POLITIQUE et PHILOSOPHIE : le discours kunique

Cratès le kunique : Lettre à ses disciples : "Il faut vous consacrer à la philosophie et non à la politique. En effet, ce qui enseigne aux hommes à savoir pratiquer la justice vaut mieux que ce qui les oblige à ne pas commettre l'injustice".

La politique c'est le régime de la loi (nomos). On sait que les Kuniques méprisent la loi conventionnelle au nom d'une Loi toute autre, la loi de Zeus. Ils oppposent avec force la vertu de nature (arêtê-physis) à la convention culturelle, qui n'est que passion et fumée. Lorsque le Kunique se laisse aller à la fantaisie il rêve d'une communauté des hommes, non dans le cadre de l'Etat mais dans l'orbe de la planète entière : une seule terre, une seule communauté, cosmopolitisme éthique. Se mêler des affaires courantes est perdre son temps et son énergie pour un résultat nul, puisque le seul but noble est l'excellence de la conduite selon la nature.

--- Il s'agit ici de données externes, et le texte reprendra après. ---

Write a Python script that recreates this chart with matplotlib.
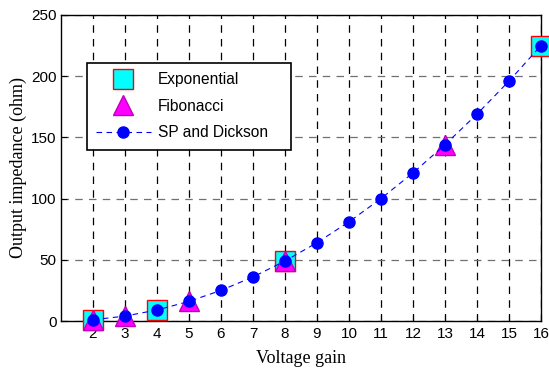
import matplotlib.pyplot as plt

# data
sp_gain = [2, 3, 4, 5, 6, 7, 8, 9, 10, 11, 12, 13, 14, 15, 16]
sp_imp = [1, 4, 9, 16, 25, 36, 49, 64, 81, 100, 121, 144, 169, 196, 225]
exp_gain = [2, 4, 8, 16]
exp_imp = [1, 9, 49, 225]
fib_gain = [2, 3, 5, 8, 13]
fib_imp = [1, 4, 16, 49, 144]
xticks = list(range(2, 17))
yticks = [0, 50, 100, 150, 200, 250]

plt.rcParams['font.family'] = 'Liberation Sans'

fig = plt.figure(figsize=(5.49, 3.73), dpi=100)
ax = fig.add_axes([0.111, 0.1394, 0.8744, 0.8204])

ax.plot(exp_gain, exp_imp, 's', color='cyan', markeredgecolor='red',
        markersize=14, markeredgewidth=1, label='Exponential', clip_on=False, zorder=3)
ax.plot(fib_gain, fib_imp, '^', color='magenta', markeredgecolor='#c000c0',
        markersize=15, markeredgewidth=1, label='Fibonacci', clip_on=False, zorder=4)
ax.plot(sp_gain, sp_imp, '--', color='blue', marker='o', markersize=8,
        linewidth=0.8, dashes=(5, 4), label='SP and Dickson', clip_on=False, zorder=5)

ax.set_xlim(1, 16)
ax.set_ylim(0, 250)
ax.set_xticks(xticks)
ax.set_yticks(yticks)
ax.tick_params(direction='in', labelsize=11, length=4)
ax.tick_params(axis='x', pad=4)
ax.tick_params(axis='y', pad=3)

# vertical grid black, horizontal grid grey
ax.xaxis.grid(True, color='black', linestyle=(0, (6, 5)), linewidth=0.9)
ax.yaxis.grid(True, color='#707070', linestyle=(0, (6, 5)), linewidth=0.9)
ax.set_axisbelow(True)
for s in ax.spines.values():
    s.set_linewidth(1)

ax.set_xlabel('Voltage gain', family='Liberation Serif', fontsize=13, labelpad=7)
ax.set_ylabel('Output impedance (ohm)', family='Liberation Serif', fontsize=13, labelpad=3)

leg = ax.legend(loc='upper left', bbox_to_anchor=(0.054, 0.565, 0.425, 0.278),
                mode='expand', fontsize=11.2,
                fancybox=False, edgecolor='black', framealpha=1,
                borderpad=0.6, labelspacing=0.74, handlelength=3.5,
                handletextpad=0.45, borderaxespad=0)
leg.get_frame().set_linewidth(1.2)

fig.savefig('out.png', dpi=100)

La loi politique est négative : son seul mérite - si c'en est un - c'est "d'obliger à ne pas commettre l'injustice". Insistons sur l'"obliger", contrainte légale et juridique. La politique est le domaine de l'"hétéronomie", la loi de l'autre ( du gouvernant) qui m'impose une conduite stéréotypée, ou, pire encore, m'empêche de suivre ma propre nature. Diogène s'était jeté dans un naturalisme échevelé, contestant même les interdits fondamentaux de la culture (cannibalisme, inceste, parricide) au nom d'un ironique ensauvagement universel.  Le divorce est total, ici, entre les deux points de vue : ou la soumission à l'ordre conventionnel, ou la liberté éthique sans entraves, sous le seul gouvernement de Zeus. D'où les innombrables provocations à l'adresse des citoyens rangés, des "normopathes", des hommes de pouvoir, des notables, des juristes, et jusque d'Alexandre le Grand en personne : "Ote-toi de mon soleil!"

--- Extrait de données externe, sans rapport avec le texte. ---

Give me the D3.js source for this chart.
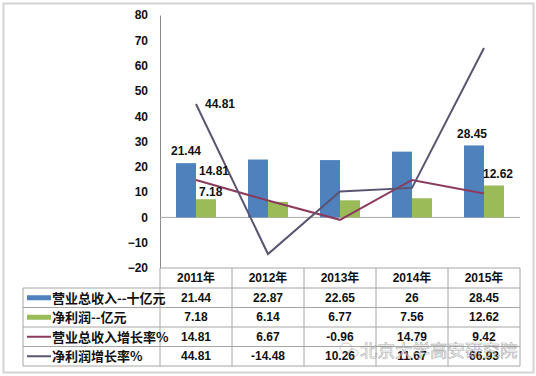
<!DOCTYPE html>
<html>
<head>
<meta charset="utf-8">
<script src="https://cdn.jsdelivr.net/npm/d3@7"></script>
<style>
  body { margin: 0; background: #fff; }
  text { font-family: "Liberation Sans", Arial, "Noto Sans CJK SC", sans-serif; font-weight: bold; }
</style>
</head>
<body>
<div id="chart"></div>
<script>
// data
var years = ["2011年", "2012年", "2013年", "2014年", "2015年"];
var revenue = [21.44, 22.87, 22.65, 26, 28.45];
var profit = [7.18, 6.14, 6.77, 7.56, 12.62];
var revGrowth = [14.81, 6.67, -0.96, 14.79, 9.42];
var profitGrowth = [44.81, -14.48, 10.26, 11.67, 66.93];
var seriesNames = ["营业总收入--十亿元", "净利润--亿元", "营业总收入增长率%", "净利润增长率%"];
var yTicks = [80, 70, 60, 50, 40, 30, 20, 10, 0, -10, -20];

var width = 536, height = 376;
var plotLeft = 160, plotRight = 520, plotTop = 15, plotBottom = 268;
var colors = ["#4f81bd", "#9bbb59", "#8c3b5e", "#5b5470"];

var svg = d3.select("#chart").append("svg")
  .attr("width", width)
  .attr("height", height);

// outer frame
svg.append("rect")
  .attr("x", 3.5).attr("y", 3.5)
  .attr("width", 530).attr("height", 369)
  .attr("fill", "none").attr("stroke", "#d4d4d4").attr("stroke-width", 2);

var x = d3.scaleBand().domain(years).range([plotLeft, plotRight]);
var y = d3.scaleLinear().domain([-20, 80]).range([plotBottom, plotTop]);
var barW = 20;
function cx(i) { return x(years[i]) + x.bandwidth() / 2; }

// y axis: labels only, plain line
var yAxis = svg.append("g")
  .attr("transform", "translate(" + plotLeft + ",0)")
  .call(d3.axisLeft(y).tickValues(yTicks).tickSize(0).tickPadding(12));
yAxis.select(".domain").attr("stroke", "#8c8c8c");
yAxis.selectAll("text").attr("font-size", 12).attr("fill", "#111");

// zero line
svg.append("line")
  .attr("x1", plotLeft).attr("x2", plotRight)
  .attr("y1", y(0)).attr("y2", y(0))
  .attr("stroke", "#a6a6a6");

// bars
[revenue, profit].forEach(function(vals, k) {
  svg.append("g").selectAll("rect")
    .data(vals)
    .enter().append("rect")
      .attr("x", function(d, i) { return cx(i) - barW + k * barW; })
      .attr("y", function(d) { return y(d); })
      .attr("width", barW)
      .attr("height", function(d) { return y(0) - y(d); })
      .attr("fill", colors[k]);
});

// lines
var line = d3.line()
  .x(function(d, i) { return cx(i); })
  .y(function(d) { return y(d); });
[revGrowth, profitGrowth].forEach(function(vals, k) {
  svg.append("path")
    .datum(vals)
    .attr("d", line)
    .attr("fill", "none")
    .attr("stroke", colors[k + 2])
    .attr("stroke-width", 2);
});

// data labels
var labels = [
  {x: cx(0) - barW / 2, y: y(revenue[0]) - 8, t: revenue[0], a: "middle"},
  {x: cx(0) + 3, y: y(profit[0]) - 3, t: profit[0], a: "start"},
  {x: cx(0) + 3, y: y(revGrowth[0]) - 5, t: revGrowth[0], a: "start"},
  {x: cx(0) + 9, y: y(profitGrowth[0]) + 4, t: profitGrowth[0], a: "start"},
  {x: cx(4) - barW / 2 - 2, y: y(revenue[4]) - 7, t: revenue[4], a: "middle"},
  {x: cx(4) + barW / 2 + 4, y: y(profit[4]) - 7, t: profit[4], a: "middle"}
];
svg.append("g").selectAll("text")
  .data(labels)
  .enter().append("text")
    .attr("x", function(d) { return d.x; })
    .attr("y", function(d) { return d.y; })
    .attr("text-anchor", function(d) { return d.a; })
    .attr("font-size", 12)
    .attr("fill", "#111")
    .text(function(d) { return d.t.toFixed(2); });

// data table
var rowTop = 288, rowH = 19.5, legendLeft = 23;
var rows = [revenue, profit, revGrowth, profitGrowth];
var grid = svg.append("g").attr("stroke", "#a6a6a6").attr("stroke-width", 1);
grid.append("line").attr("x1", plotLeft).attr("x2", plotRight).attr("y1", plotBottom).attr("y2", plotBottom);
x.domain().forEach(function(yr) {
  grid.append("line").attr("x1", x(yr)).attr("x2", x(yr)).attr("y1", plotBottom).attr("y2", rowTop + rowH * 4);
});
grid.append("line").attr("x1", plotRight).attr("x2", plotRight).attr("y1", plotBottom).attr("y2", rowTop + rowH * 4);
grid.append("line").attr("x1", legendLeft).attr("x2", legendLeft).attr("y1", rowTop).attr("y2", rowTop + rowH * 4);
for (var r = 0; r <= 4; r++) {
  grid.append("line").attr("x1", legendLeft).attr("x2", plotRight)
    .attr("y1", rowTop + r * rowH).attr("y2", rowTop + r * rowH);
}

svg.append("g").selectAll("text")
  .data(years)
  .enter().append("text")
    .attr("x", function(d) { return x(d) + x.bandwidth() / 2; })
    .attr("y", (plotBottom + rowTop) / 2 + 4)
    .attr("text-anchor", "middle")
    .attr("font-size", 12)
    .attr("fill", "#111")
    .text(function(d) { return d; });

rows.forEach(function(vals, r) {
  var ry = rowTop + r * rowH + rowH / 2;
  svg.append("g").selectAll("text")
    .data(vals)
    .enter().append("text")
      .attr("x", function(d, i) { return cx(i); })
      .attr("y", ry + 4)
      .attr("text-anchor", "middle")
      .attr("font-size", 12)
      .attr("fill", "#111")
      .text(function(d) { return d; });

  // legend key
  if (r < 2) {
    svg.append("rect")
      .attr("x", legendLeft + 4).attr("y", ry - 2.5)
      .attr("width", 24).attr("height", 5)
      .attr("fill", colors[r]);
  } else {
    svg.append("line")
      .attr("x1", legendLeft + 4).attr("x2", legendLeft + 28)
      .attr("y1", ry).attr("y2", ry)
      .attr("stroke", colors[r]).attr("stroke-width", 2);
  }
  svg.append("text")
    .attr("x", legendLeft + 29)
    .attr("y", ry + 5)
    .attr("font-size", 13)
    .attr("fill", "#111")
    .style("font-family", "'Noto Sans CJK SC', sans-serif")
    .text(seriesNames[r]);
});

// watermark
var wm = svg.append("g").attr("opacity", 0.6);
wm.append("ellipse").attr("cx", 346).attr("cy", 348).attr("rx", 6).attr("ry", 5)
  .attr("fill", "none").attr("stroke", "#999").attr("stroke-width", 0.8);
wm.append("ellipse").attr("cx", 353).attr("cy", 353).attr("rx", 5).attr("ry", 4)
  .attr("fill", "none").attr("stroke", "#999").attr("stroke-width", 0.8);
wm.append("text")
  .attr("x", 360).attr("y", 357)
  .attr("font-size", 17.5)
  .attr("fill", "#fff")
  .attr("stroke", "#777")
  .attr("stroke-width", 0.6)
  .style("font-family", "'Noto Sans CJK SC', sans-serif")
  .style("font-weight", "normal")
  .text("北京大学高安研究院");
</script>
</body>
</html>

Inversement, la philosophie est constamment célébrée comme voie abrupte et directe menant au bonheur. Etrange bonheur en vérité chez l'homme qui vit de l'air du temps, des circonstances, d'eau fraîche et d'olives, dormant dans une jarre, vêtu d'un tribôn crasseux en toute saison, hirsute et miséreux volontaire, aboyant contre les riches, mendiant sa pitance, injuriant, pestant, donnant du bâton, prenant en toutes choses le contrepied de la pratique courante, vociférant, interrogeant, fustigeant, témoin impitoyable des exactions des puissants, exemple vivant d'une liberté nomade et indocile, anticonformiste par vocation, contestataire par principe, universellement a-topique et iconoclaste. Je ne sais ce que deviendrait un tel énergumène dans nos sociétés policées, hypocrites, hygiénistes et légalistes. Ou plutôt, je ne le sais que trop!

Une telle confiance dans la philosophie mérite qu'on s'y arrête. De fait elle tient lieu de tout : fortune, maison, entourage, amitié, religion, savoir et vérité, bref c'est la voie du salut. Et de quoi faut-il se sauver? De l'opinion (doxa) qui soustend les passions de savoir, de pouvoir, de domination, de soumission, de faiblesse, d'incertitude, de lâcheté, de volupté -car le plaisir même, lorsqu'il n'est pas de nature, est un vice. Jusqu'auboutiste éthique, le Kunique ne tolère aucune faiblesse, ni physique ni psychique. Il s'entraîne en athlète, à l'image d'Héraklès son héros, se roulant dans la neige en hiver, portant son double manteau en été sous la chaleur accablante, recherchant l'épreuve comme une chance de se mesurer à l'insupportable, de s'aguérrir de la sorte contre l'adversité et par là d'être à la hauteur de n'importe quelle circonstance, faste ou néfaste. Morale de guerrier, éthique d'athète.

Je confesse mon embarras, moi qui hésite, à  rappeler ces faits, entre l'admiration et le rire. J'admire, mais je ne puis suivre. Mon tempérament m'éloigne à jamais de ces extrêmes, et ma paresse native, et la délicatesse de mon enveloppe charnelle. Je ne sais, quant à moi, goûter les charmes austères du jeûne, de la besace et du tribôn, et de la mendicité moins encore. J'avoue ma pusillanimité, mon indolence, ma fatigue chronique, mes humeurs vacillantes et vaticinantes, mes défauts de mémoire et de concentration, l'inconstance de mon énergie, mon inclination au plaisir sous toutes ses formes, moins par vice que par mollesse, bref je ne ferai jamais un kunique, ni un stoïcien.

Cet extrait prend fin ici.